Bir hafta acaba yeter mi? Hayır. Onu (asm) anlamak ve anlatmak için haftalar kâfî gelmez.
Ama bu hafta, bir başlangıç sayılabilir.
Çünkü o (asm), bizim ile alâkadardır.
Her bir salavatımızı işitir. Onu (asm) ziyaret etmek mi istiyorsunuz? Mesafesi sadece havayolu ile 3-4 saat. “Benim kabrimi ziyaret eden, beni hayattaki gibi ziyaret etmiş olur” buyuruyor.
Onun (asm) kabrini ziyaret ettiğinizde kolaylık hissedersiniz.
Mahşerî bir kalabalık... Uzak beldelerden onu (asm) ziyaret etmek için gelen, gönlü kırık, acısı büyük insanlar...
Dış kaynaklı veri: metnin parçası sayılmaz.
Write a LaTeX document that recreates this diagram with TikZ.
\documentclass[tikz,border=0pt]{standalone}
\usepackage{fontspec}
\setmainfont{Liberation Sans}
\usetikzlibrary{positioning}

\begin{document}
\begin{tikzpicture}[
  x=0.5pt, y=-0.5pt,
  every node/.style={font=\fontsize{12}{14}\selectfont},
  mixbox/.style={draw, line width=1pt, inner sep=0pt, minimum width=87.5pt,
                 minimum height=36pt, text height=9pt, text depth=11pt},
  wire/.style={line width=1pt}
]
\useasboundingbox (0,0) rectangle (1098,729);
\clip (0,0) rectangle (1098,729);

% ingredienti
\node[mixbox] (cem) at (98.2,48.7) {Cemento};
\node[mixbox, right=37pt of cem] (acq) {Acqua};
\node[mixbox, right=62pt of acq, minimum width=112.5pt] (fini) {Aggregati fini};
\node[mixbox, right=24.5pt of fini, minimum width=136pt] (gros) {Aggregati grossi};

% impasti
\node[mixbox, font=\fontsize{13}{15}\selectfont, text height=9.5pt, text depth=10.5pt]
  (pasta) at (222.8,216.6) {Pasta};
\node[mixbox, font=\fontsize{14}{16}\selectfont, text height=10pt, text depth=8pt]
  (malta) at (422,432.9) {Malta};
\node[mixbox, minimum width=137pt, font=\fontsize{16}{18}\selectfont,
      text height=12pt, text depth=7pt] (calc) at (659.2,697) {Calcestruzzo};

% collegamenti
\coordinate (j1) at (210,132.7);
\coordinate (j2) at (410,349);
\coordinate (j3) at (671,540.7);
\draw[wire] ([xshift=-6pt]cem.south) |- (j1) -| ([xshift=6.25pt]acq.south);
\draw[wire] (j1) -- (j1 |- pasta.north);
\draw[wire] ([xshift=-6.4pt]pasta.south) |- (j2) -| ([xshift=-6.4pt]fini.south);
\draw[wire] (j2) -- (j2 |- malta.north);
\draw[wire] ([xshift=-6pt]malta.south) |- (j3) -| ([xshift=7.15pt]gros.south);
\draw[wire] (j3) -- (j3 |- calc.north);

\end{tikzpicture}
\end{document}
Hep ona (asm) koştular. Kim ne aradı ise aradığını onda (asm) buldu.
“Zaman değişmiş, asır başkalaşmış, herkes dünyaya dalmış” diyenler, onun (asm) getirdiği nur ile âlemlerini ışıklandırdılar ve asırlar bir bir o saadet düsturları ile süslendi.
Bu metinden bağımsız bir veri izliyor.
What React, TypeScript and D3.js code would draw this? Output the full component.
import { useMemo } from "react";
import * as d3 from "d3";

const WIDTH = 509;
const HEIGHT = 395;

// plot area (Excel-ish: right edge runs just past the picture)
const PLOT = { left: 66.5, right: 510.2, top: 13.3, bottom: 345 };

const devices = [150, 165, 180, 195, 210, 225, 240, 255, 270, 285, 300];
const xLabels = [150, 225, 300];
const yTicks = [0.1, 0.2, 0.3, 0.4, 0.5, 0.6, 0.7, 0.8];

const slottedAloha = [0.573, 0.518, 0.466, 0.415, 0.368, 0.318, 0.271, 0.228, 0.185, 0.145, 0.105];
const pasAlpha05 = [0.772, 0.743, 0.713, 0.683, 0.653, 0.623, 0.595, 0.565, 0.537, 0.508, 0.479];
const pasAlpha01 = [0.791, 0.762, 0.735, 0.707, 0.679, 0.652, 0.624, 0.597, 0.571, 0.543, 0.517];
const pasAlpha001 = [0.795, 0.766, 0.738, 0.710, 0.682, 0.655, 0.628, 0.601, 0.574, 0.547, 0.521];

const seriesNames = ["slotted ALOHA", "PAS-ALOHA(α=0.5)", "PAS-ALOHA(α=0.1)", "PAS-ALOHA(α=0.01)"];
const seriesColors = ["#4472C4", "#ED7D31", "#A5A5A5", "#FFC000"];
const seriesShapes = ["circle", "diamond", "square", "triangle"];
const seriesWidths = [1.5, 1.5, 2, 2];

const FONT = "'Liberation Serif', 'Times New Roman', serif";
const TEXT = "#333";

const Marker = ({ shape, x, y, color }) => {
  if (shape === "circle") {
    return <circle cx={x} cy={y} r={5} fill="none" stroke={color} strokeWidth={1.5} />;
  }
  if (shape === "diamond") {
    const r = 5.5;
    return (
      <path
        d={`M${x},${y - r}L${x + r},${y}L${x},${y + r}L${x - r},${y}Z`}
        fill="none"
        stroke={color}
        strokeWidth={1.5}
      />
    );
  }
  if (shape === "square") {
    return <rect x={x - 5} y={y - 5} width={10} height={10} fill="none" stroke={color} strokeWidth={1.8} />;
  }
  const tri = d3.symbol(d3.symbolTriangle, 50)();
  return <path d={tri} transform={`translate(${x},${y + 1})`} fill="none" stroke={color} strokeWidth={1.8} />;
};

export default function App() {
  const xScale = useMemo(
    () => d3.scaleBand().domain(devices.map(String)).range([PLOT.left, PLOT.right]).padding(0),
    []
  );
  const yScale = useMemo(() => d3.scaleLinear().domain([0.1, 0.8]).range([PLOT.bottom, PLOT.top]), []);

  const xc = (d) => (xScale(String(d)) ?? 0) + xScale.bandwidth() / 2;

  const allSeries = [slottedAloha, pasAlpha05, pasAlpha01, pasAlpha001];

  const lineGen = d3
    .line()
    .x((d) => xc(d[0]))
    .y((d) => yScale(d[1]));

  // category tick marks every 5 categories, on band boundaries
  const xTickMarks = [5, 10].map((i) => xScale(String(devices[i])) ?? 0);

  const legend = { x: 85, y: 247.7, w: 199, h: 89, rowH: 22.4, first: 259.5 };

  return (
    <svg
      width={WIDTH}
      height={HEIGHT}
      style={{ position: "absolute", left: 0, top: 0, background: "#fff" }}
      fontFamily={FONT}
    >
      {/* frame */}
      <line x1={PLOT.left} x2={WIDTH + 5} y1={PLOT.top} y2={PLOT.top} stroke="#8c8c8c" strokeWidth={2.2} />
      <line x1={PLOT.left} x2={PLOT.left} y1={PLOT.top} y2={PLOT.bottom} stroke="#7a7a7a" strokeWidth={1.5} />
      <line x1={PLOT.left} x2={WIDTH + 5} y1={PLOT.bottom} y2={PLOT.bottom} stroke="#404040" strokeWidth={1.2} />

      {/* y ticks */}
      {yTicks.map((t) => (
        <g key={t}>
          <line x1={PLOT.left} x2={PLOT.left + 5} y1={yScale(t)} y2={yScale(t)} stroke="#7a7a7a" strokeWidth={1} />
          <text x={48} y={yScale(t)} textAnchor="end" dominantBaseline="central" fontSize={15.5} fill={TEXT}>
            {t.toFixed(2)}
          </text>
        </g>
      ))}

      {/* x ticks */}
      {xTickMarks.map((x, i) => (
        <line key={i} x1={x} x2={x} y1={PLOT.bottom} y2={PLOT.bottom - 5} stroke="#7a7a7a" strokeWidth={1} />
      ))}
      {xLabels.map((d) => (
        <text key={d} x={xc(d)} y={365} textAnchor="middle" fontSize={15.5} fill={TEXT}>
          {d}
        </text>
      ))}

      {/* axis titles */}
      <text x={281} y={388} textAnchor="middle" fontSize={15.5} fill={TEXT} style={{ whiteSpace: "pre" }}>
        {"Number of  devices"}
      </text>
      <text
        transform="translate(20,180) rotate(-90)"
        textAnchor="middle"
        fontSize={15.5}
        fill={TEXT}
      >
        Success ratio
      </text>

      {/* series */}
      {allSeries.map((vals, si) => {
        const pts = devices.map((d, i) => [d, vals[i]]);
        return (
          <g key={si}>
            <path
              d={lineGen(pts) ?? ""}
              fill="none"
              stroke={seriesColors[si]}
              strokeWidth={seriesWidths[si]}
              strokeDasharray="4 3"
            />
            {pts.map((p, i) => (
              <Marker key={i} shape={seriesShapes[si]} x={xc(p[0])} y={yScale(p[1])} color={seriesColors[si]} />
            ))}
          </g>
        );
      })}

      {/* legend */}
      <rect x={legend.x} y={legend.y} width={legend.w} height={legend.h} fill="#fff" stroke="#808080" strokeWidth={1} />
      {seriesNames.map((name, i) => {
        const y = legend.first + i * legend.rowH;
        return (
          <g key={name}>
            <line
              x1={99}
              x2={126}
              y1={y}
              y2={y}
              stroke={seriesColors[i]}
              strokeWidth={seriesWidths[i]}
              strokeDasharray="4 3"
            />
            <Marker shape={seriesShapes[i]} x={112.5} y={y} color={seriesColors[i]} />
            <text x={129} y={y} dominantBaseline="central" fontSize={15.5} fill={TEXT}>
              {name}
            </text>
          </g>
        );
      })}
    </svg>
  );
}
Onun için bu haftalar bitmemeli.
Onun (asm) hayatını, yaşadığı zamanı, yaşadığı olayları, söylediği sözleri, emrettiği şeyleri, çekindirdiği tutum ve davranışları, bıraktığı vasiyetleri, “Yapın” dediği ibadetleri unutmayacağız.
Onun (asm) gibi güleceğiz.
Onun (asm) gibi ağlayacağız.
Onun (asm) gibi ibadet edeceğiz.
Onu (asm) herşeyden çok seveceğiz.
Kulağımızın biri değil, ikisi de onun (asm) söylediklerinde olacaktır.
Dünyayı istiyorsak, ona (asm) soracağız. Ahireti istiyorsak, ona (asm) soracağız.
Binlerce hadis, günümüze kadar ulaştı. Mesajları açık, eski değil, hâlâ yeni. Çünkü onun getirdikleri, sadece o günün ve o asrın ihtiyaçları değildi.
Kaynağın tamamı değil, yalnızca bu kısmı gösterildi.